Sky Song pairs new drone technology with ancient stories at Adelaide Fringe 2022
‘Fireworks meets Star Wars’ as Indigenous musicians and storytellers collaborate with a British drone art company for an exclusive Adelaide Fringe performance.
In the night sky not far from the South Australian capital on Friday night, hundreds of drones will take flight to deliver one of the biggest performance artworks seen on our shores.
Named Sky Song and commissioned for Adelaide’s Fringe Festival, the innovative work is rooted in a soundtrack featuring First Nations artists such as Archie Roach, Kev Carmody and Electric Fields.
When combined with the expertise of British drone art specialists Celestial, these songlines will be taken to heights previously unimagined.
“I’d describe it as fireworks meets Star Wars – but more than that, it’s a really powerful way for old stories to be told in new ways,” said singer, songwriter and soundtrack supervisor Nancy Bates.
“I think people are going to be moved in ways they’ve never been moved before,” she said. “I have tears when I read the script and look through some of the simulations, and I get goosebumps even while talking about it.”

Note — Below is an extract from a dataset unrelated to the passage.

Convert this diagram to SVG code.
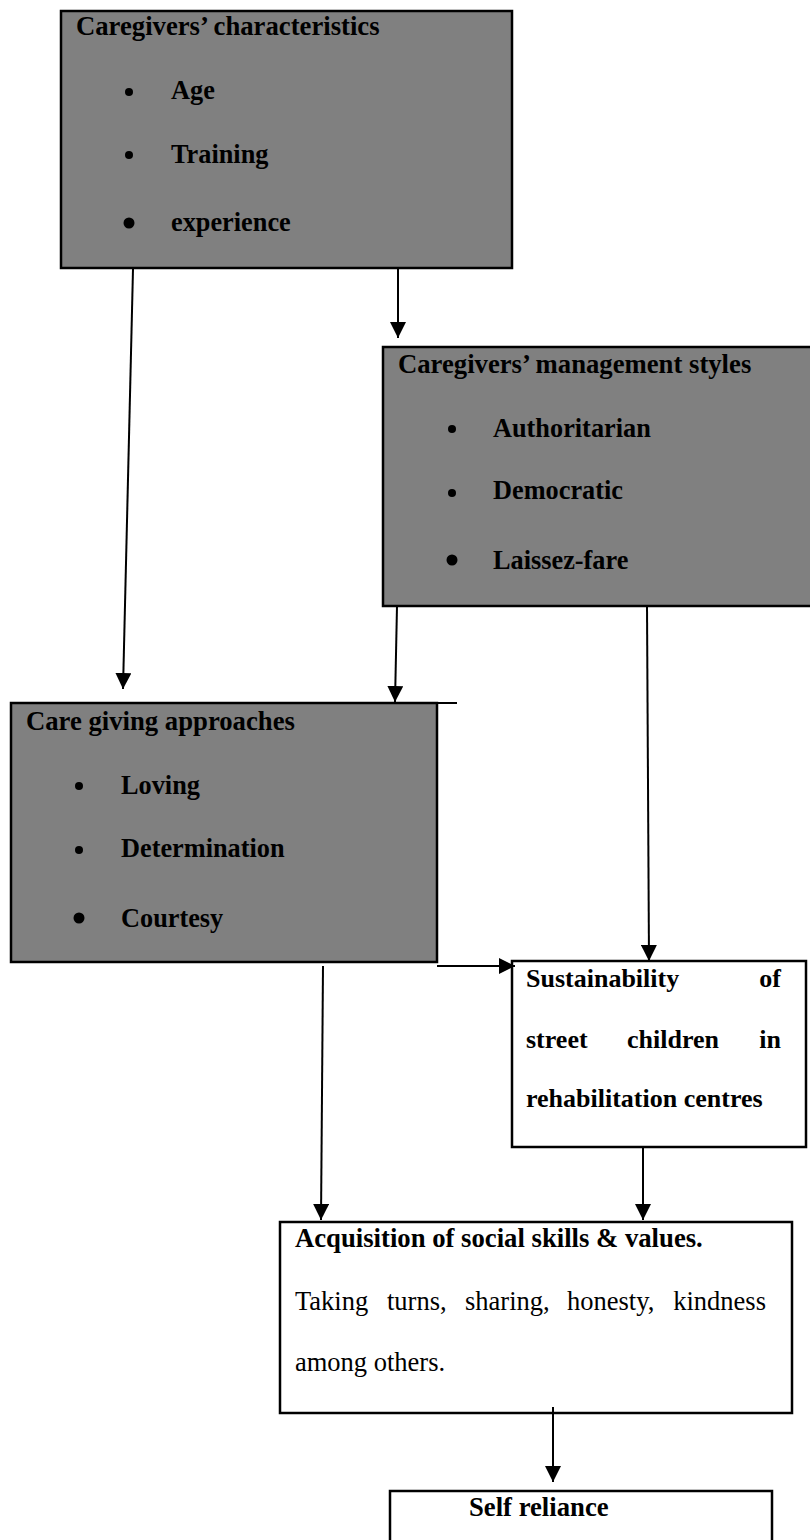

With its swarm of 350 drones flying in formation above a 75m wide screen projection paired with music and spoken passages, Sky Song’s five chapters will focus on topics such as ancestry, creation stories, land rights, the devastation of the stolen generations and the hopefulness of reconciliation.
During the show, the painted visage of Ngarrindjeri elder Major ‘Moogy’ Sumner will be transformed into a star constellation as he tells a story, while similar treatment will be applied to a dance group from Port Augusta named Dusty Feet Mob, who choreographed and filmed a piece based on Archie Roach’s landmark song Took the Children Away.
“That stuff makes my hair stands on end,” said Bates. “It’s just incredibly impactful. The foundation of the production is the soundtrack – the stories, the songs, that’s what came first.”
In January, drone art company Celestial performed a major work commissioned by the City of Melbourne which was well-received, but Sky Song will be its biggest undertaking in Australia to date.
Bates is a Barkindji woman who has toured with Roach as a backing vocalist and guitarist, and the unusual nature of this artistic pairing for the Adelaide Fringe is not lost on her.
“We’re working with a British company, telling First Nations stories in a country that’s colonised – there’s definitely been really robust discussions about the lens we’re looking at this show through,” she said.
“Our absolute hope is that people go away with an awakening, an epiphany, a stronger connection, a desire to know more culturally about First Nations people,” said Bates.
Held at a winery in McLaren Vale, about 40 minutes south of Adelaide and away from the city’s light spill, Sky Song will be performed on seven nights from Friday until March 20.